My alma mater discusses the future of TV, especially given the rise of Youtube and Guba. My old marketing prof says:
Fader's view of the future includes scenarios such as the following: A consumer is watching a baseball game on TV and has a laptop by the couch. With the laptop, the viewer calls up a replay of recent action via MLB.com. 'Things are clearly moving in that direction,' says Fader. 'I'm never going to watch 'Grey's Anatomy' over a [portable] wireless device, but I may watch a preview before seeing it on TV.'

Tuesday, July 11, 2006

What's the lowest airfare?

The Wall Street Journal does a summary of new airfare comparison sites.
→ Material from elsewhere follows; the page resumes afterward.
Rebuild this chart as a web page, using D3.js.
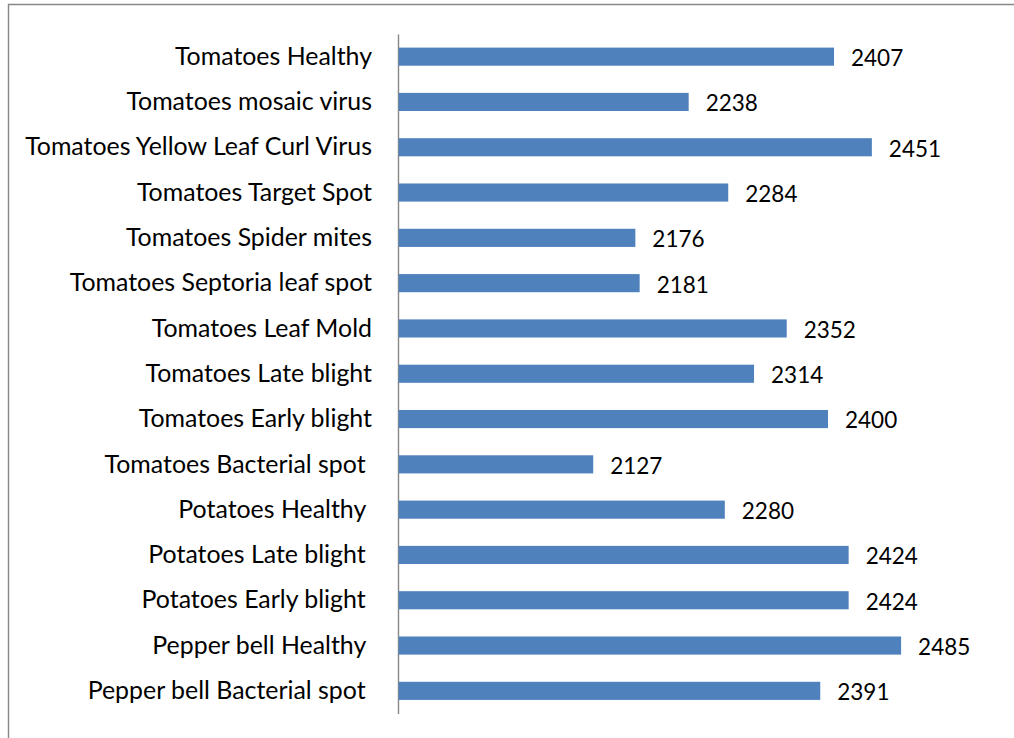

None of these sites actually lets you buy the ticket -- they search through large databases to point you to the best place to buy.

Farecast.com is one I've used since it was in Beta. The UW professor who made the site got started by reverse-engineering the pricing strategies of airlines like Alaska, and now the site tries to predict how prices will go up and down over the next few weeks and months. So far it's limited to flights out of Seattle or Boston.

Farecompare.com looks similar, though it uses historical info.

Here's the WSJ's sample of how Farecast did:

Sunday, July 09, 2006

Did Chinese discover America?

The Jan 14 Economist mentions the Zheng He map, supposedly dated 1418, showing the world with remarkable precision. If true, it would be astounding evidence that Chinese sailors went around the world long before Europeans, and vindicate many of the controversial claims by Gavin Menzies in his best-seller 1421 The Year the China Discovered the World. Turns out that radiocarbon dating confirmed the dates mentioned by Economist, but controversy remains.

 
 

I'm surprised that nobody links this with discovery of steel implements found in the Ozette community, in Western Washington. A mudslide in the early 1400's buried the village long before Europeans arrived. Where did they get the steel?

Saturday, July 08, 2006

Our new Odyssey

After months of thinking about how best to replace our aging Windstar, we finally bought a brand new Honda Odyssey 2006 EX-L. We bought it at Honda Auto Center in Bellevue, Washington from their Internet salesman, Craig Jorgensen.


The car is wonderful, and I’m sure we made the right decision, though I am disappointed with Craig and I don’t recommend him or the dealership because of their last-minute bait-and-switch tactics (read details here at the OdyClub forum).

We considered buying a used one, on the theory that “you lose thousands of dollars in value just driving it off the lot”, but eventually concluded it doesn't apply in our case. Why? First, because used low-mileage Odysseys are harder to find and more expensive than you’d think. Almost by definition, a two or three year old car will have tens of thousands of miles on it, yet unbelievably the prices are only a few thousand dollars lower. Since we plan to own it for a long time (at least seven years, which is how long we owned the last one), the difference in remaining warranty coverage practically pays for the depreciation. I really wish we had bought a Japanese minivan the first time. The price when you buy a car is not nearly as important as the resale value when you ultimately sell it, and Hondas hold up so well they easily justify any extra cost.

Here's what else I learned in the experience.


  • Don’t bother with Consumer Reports' car buying service. Their reports had the same invoice prices that are posted for free at http://www.edmunds.com
  • Definitely read the Edmunds article written by a journalist who worked at a car dealership undercover. Gives you a whole different perspective on how sleazy car dealers can be.
  • CostCo is not a good deal. Their no-hassle car-buying club gives a standard discount that in our case worked out to about $1500 above invoice. We were able to get $500 above invoice through normal Internet channels.
  • Sell your old car yourself. I found Expo Live to be a reasonable way to generate hits and with some effort you'll get a lot more money than the dealer will give you. If that's too much hassle, at least do yourself the favor of convincing the dealer that you are willing to make that be your alternative if he doesn't give a good deal.
  • Get a Japanese car. Nothing else comes close to the reliability and resale value.


    Anyway, we are very proud of our new Odyssey and now understand why you see so many of them on the road.